EXERCISE |
Images are not part of the copy; write out the rest of the data exactly as given.

GIVEN MATERIAL |
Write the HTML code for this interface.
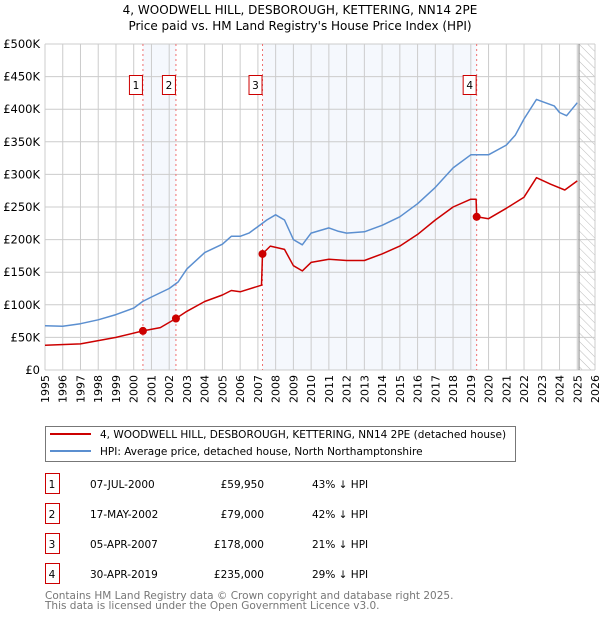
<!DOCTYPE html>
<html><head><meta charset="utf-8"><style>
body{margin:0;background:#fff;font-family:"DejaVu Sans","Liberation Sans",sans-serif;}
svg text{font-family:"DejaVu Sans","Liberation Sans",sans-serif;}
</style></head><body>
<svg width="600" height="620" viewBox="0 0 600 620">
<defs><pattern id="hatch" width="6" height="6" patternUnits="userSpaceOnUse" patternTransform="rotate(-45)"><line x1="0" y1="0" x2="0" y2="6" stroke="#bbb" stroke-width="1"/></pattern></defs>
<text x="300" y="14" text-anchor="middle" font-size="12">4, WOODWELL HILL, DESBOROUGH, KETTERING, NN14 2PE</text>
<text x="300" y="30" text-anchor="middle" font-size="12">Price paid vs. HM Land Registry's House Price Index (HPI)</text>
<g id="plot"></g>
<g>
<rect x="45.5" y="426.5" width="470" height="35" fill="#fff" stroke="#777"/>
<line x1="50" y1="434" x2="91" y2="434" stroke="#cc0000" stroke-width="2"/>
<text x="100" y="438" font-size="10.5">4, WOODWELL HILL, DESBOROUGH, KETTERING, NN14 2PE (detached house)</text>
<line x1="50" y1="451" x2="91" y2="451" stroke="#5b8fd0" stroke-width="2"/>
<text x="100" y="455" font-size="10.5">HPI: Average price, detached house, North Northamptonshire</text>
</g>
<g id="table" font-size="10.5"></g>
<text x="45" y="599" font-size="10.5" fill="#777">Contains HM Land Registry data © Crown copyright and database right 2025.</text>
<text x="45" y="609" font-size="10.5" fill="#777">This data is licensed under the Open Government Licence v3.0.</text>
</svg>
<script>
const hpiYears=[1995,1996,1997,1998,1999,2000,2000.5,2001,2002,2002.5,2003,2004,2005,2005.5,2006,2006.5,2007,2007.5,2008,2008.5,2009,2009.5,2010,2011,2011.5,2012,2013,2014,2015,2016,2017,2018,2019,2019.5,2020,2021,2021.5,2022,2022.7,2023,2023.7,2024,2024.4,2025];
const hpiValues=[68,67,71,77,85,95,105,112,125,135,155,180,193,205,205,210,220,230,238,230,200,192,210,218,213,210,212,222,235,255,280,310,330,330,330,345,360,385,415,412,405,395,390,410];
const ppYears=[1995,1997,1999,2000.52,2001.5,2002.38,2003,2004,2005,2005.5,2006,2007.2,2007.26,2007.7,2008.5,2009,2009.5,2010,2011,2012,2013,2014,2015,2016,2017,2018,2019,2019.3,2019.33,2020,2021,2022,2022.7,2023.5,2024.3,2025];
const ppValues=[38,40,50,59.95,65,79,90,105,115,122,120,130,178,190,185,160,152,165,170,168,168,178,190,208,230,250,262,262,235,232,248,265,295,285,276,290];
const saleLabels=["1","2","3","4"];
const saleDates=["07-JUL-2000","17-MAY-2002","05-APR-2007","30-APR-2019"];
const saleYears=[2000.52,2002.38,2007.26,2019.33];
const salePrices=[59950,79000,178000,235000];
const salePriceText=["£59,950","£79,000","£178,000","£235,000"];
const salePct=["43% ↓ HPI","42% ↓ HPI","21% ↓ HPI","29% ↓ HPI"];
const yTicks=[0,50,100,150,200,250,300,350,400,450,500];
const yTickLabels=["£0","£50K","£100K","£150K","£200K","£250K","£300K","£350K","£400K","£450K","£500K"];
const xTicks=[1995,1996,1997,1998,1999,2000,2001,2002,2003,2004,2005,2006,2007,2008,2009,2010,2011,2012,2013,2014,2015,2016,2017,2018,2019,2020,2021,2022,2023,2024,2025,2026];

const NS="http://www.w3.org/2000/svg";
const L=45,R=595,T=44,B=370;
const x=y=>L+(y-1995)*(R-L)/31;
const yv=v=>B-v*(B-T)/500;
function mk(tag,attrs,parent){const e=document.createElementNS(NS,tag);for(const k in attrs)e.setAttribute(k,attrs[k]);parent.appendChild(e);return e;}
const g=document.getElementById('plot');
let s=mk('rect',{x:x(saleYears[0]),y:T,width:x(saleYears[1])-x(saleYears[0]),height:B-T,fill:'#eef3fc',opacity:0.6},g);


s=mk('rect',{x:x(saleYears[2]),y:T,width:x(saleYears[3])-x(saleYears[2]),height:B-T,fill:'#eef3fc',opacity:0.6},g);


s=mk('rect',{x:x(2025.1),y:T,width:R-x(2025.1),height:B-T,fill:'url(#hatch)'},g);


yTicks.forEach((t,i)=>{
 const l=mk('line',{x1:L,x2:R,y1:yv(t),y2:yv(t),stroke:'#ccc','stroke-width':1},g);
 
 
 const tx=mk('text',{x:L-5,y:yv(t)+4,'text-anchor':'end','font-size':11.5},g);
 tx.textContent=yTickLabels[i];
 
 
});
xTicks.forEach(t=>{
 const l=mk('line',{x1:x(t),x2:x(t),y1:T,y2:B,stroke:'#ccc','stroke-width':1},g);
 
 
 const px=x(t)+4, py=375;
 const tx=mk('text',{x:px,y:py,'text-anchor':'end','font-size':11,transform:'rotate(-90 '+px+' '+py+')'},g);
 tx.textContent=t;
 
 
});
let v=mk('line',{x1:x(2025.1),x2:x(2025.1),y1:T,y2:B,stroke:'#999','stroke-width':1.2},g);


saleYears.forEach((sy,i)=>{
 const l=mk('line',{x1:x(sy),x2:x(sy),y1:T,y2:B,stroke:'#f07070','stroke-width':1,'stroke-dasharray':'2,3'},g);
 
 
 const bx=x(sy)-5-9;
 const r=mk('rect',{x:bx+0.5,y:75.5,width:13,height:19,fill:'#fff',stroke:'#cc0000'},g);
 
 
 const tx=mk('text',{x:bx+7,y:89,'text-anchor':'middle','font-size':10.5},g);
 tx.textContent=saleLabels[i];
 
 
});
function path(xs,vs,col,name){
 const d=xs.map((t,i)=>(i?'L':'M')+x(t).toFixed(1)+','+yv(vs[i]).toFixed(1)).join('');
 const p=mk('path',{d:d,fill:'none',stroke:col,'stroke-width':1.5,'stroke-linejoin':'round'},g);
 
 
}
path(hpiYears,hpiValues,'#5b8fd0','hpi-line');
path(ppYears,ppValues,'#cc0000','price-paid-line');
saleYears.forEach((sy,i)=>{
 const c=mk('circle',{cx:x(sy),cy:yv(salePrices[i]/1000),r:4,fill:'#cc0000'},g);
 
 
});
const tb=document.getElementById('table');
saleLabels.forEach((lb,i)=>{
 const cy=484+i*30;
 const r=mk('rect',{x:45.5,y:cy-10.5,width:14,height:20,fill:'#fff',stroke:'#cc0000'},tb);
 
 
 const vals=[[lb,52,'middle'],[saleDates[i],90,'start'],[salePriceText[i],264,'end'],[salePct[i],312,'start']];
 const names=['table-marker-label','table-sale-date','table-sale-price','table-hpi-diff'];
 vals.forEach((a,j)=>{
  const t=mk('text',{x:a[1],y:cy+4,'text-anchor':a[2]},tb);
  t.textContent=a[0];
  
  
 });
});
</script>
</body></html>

THE SOLUTION |
Write the HTML code for this interface.
<!DOCTYPE html>
<html><head><meta charset="utf-8"><style>
body{margin:0;background:#fff;font-family:"DejaVu Sans","Liberation Sans",sans-serif;}
svg text{font-family:"DejaVu Sans","Liberation Sans",sans-serif;}
</style></head><body>
<svg width="600" height="620" viewBox="0 0 600 620">
<defs><pattern id="hatch" width="6" height="6" patternUnits="userSpaceOnUse" patternTransform="rotate(-45)"><line x1="0" y1="0" x2="0" y2="6" stroke="#bbb" stroke-width="1"/></pattern></defs>
<text x="300" y="14" text-anchor="middle" font-size="12">4, WOODWELL HILL, DESBOROUGH, KETTERING, NN14 2PE</text>
<text x="300" y="30" text-anchor="middle" font-size="12">Price paid vs. HM Land Registry's House Price Index (HPI)</text>
<g id="plot"></g>
<g>
<rect x="45.5" y="426.5" width="470" height="35" fill="#fff" stroke="#777"/>
<line x1="50" y1="434" x2="91" y2="434" stroke="#cc0000" stroke-width="2"/>
<text x="100" y="438" font-size="10.5">4, WOODWELL HILL, DESBOROUGH, KETTERING, NN14 2PE (detached house)</text>
<line x1="50" y1="451" x2="91" y2="451" stroke="#5b8fd0" stroke-width="2"/>
<text x="100" y="455" font-size="10.5">HPI: Average price, detached house, North Northamptonshire</text>
</g>
<g id="table" font-size="10.5"></g>
<text x="45" y="599" font-size="10.5" fill="#777">Contains HM Land Registry data © Crown copyright and database right 2025.</text>
<text x="45" y="609" font-size="10.5" fill="#777">This data is licensed under the Open Government Licence v3.0.</text>
</svg>
<script>
const hpiYears=[1995,1996,1997,1998,1999,2000,2000.5,2001,2002,2002.5,2003,2004,2005,2005.5,2006,2006.5,2007,2007.5,2008,2008.5,2009,2009.5,2010,2011,2011.5,2012,2013,2014,2015,2016,2017,2018,2019,2019.5,2020,2021,2021.5,2022,2022.7,2023,2023.7,2024,2024.4,2025];
const hpiValues=[68,67,71,77,85,95,105,112,125,135,155,180,193,205,205,210,220,230,238,230,200,192,210,218,213,210,212,222,235,255,280,310,330,330,330,345,360,385,415,412,405,395,390,410];
const ppYears=[1995,1997,1999,2000.52,2001.5,2002.38,2003,2004,2005,2005.5,2006,2007.2,2007.26,2007.7,2008.5,2009,2009.5,2010,2011,2012,2013,2014,2015,2016,2017,2018,2019,2019.3,2019.33,2020,2021,2022,2022.7,2023.5,2024.3,2025];
const ppValues=[38,40,50,59.95,65,79,90,105,115,122,120,130,178,190,185,160,152,165,170,168,168,178,190,208,230,250,262,262,235,232,248,265,295,285,276,290];
const saleLabels=["1","2","3","4"];
const saleDates=["07-JUL-2000","17-MAY-2002","05-APR-2007","30-APR-2019"];
const saleYears=[2000.52,2002.38,2007.26,2019.33];
const salePrices=[59950,79000,178000,235000];
const salePriceText=["£59,950","£79,000","£178,000","£235,000"];
const salePct=["43% ↓ HPI","42% ↓ HPI","21% ↓ HPI","29% ↓ HPI"];
const yTicks=[0,50,100,150,200,250,300,350,400,450,500];
const yTickLabels=["£0","£50K","£100K","£150K","£200K","£250K","£300K","£350K","£400K","£450K","£500K"];
const xTicks=[1995,1996,1997,1998,1999,2000,2001,2002,2003,2004,2005,2006,2007,2008,2009,2010,2011,2012,2013,2014,2015,2016,2017,2018,2019,2020,2021,2022,2023,2024,2025,2026];

const NS="http://www.w3.org/2000/svg";
const L=45,R=595,T=44,B=370;
const x=y=>L+(y-1995)*(R-L)/31;
const yv=v=>B-v*(B-T)/500;
function mk(tag,attrs,parent){const e=document.createElementNS(NS,tag);for(const k in attrs)e.setAttribute(k,attrs[k]);parent.appendChild(e);return e;}
const g=document.getElementById('plot');
let s=mk('rect',{x:x(saleYears[0]),y:T,width:x(saleYears[1])-x(saleYears[0]),height:B-T,fill:'#eef3fc',opacity:0.6},g);


s=mk('rect',{x:x(saleYears[2]),y:T,width:x(saleYears[3])-x(saleYears[2]),height:B-T,fill:'#eef3fc',opacity:0.6},g);


s=mk('rect',{x:x(2025.1),y:T,width:R-x(2025.1),height:B-T,fill:'url(#hatch)'},g);


yTicks.forEach((t,i)=>{
 const l=mk('line',{x1:L,x2:R,y1:yv(t),y2:yv(t),stroke:'#ccc','stroke-width':1},g);
 
 
 const tx=mk('text',{x:L-5,y:yv(t)+4,'text-anchor':'end','font-size':11.5},g);
 tx.textContent=yTickLabels[i];
 
 
});
xTicks.forEach(t=>{
 const l=mk('line',{x1:x(t),x2:x(t),y1:T,y2:B,stroke:'#ccc','stroke-width':1},g);
 
 
 const px=x(t)+4, py=375;
 const tx=mk('text',{x:px,y:py,'text-anchor':'end','font-size':11,transform:'rotate(-90 '+px+' '+py+')'},g);
 tx.textContent=t;
 
 
});
let v=mk('line',{x1:x(2025.1),x2:x(2025.1),y1:T,y2:B,stroke:'#999','stroke-width':1.2},g);


saleYears.forEach((sy,i)=>{
 const l=mk('line',{x1:x(sy),x2:x(sy),y1:T,y2:B,stroke:'#f07070','stroke-width':1,'stroke-dasharray':'2,3'},g);
 
 
 const bx=x(sy)-5-9;
 const r=mk('rect',{x:bx+0.5,y:75.5,width:13,height:19,fill:'#fff',stroke:'#cc0000'},g);
 
 
 const tx=mk('text',{x:bx+7,y:89,'text-anchor':'middle','font-size':10.5},g);
 tx.textContent=saleLabels[i];
 
 
});
function path(xs,vs,col,name){
 const d=xs.map((t,i)=>(i?'L':'M')+x(t).toFixed(1)+','+yv(vs[i]).toFixed(1)).join('');
 const p=mk('path',{d:d,fill:'none',stroke:col,'stroke-width':1.5,'stroke-linejoin':'round'},g);
 
 
}
path(hpiYears,hpiValues,'#5b8fd0','hpi-line');
path(ppYears,ppValues,'#cc0000','price-paid-line');
saleYears.forEach((sy,i)=>{
 const c=mk('circle',{cx:x(sy),cy:yv(salePrices[i]/1000),r:4,fill:'#cc0000'},g);
 
 
});
const tb=document.getElementById('table');
saleLabels.forEach((lb,i)=>{
 const cy=484+i*30;
 const r=mk('rect',{x:45.5,y:cy-10.5,width:14,height:20,fill:'#fff',stroke:'#cc0000'},tb);
 
 
 const vals=[[lb,52,'middle'],[saleDates[i],90,'start'],[salePriceText[i],264,'end'],[salePct[i],312,'start']];
 const names=['table-marker-label','table-sale-date','table-sale-price','table-hpi-diff'];
 vals.forEach((a,j)=>{
  const t=mk('text',{x:a[1],y:cy+4,'text-anchor':a[2]},tb);
  t.textContent=a[0];
  
  
 });
});
</script>
</body></html>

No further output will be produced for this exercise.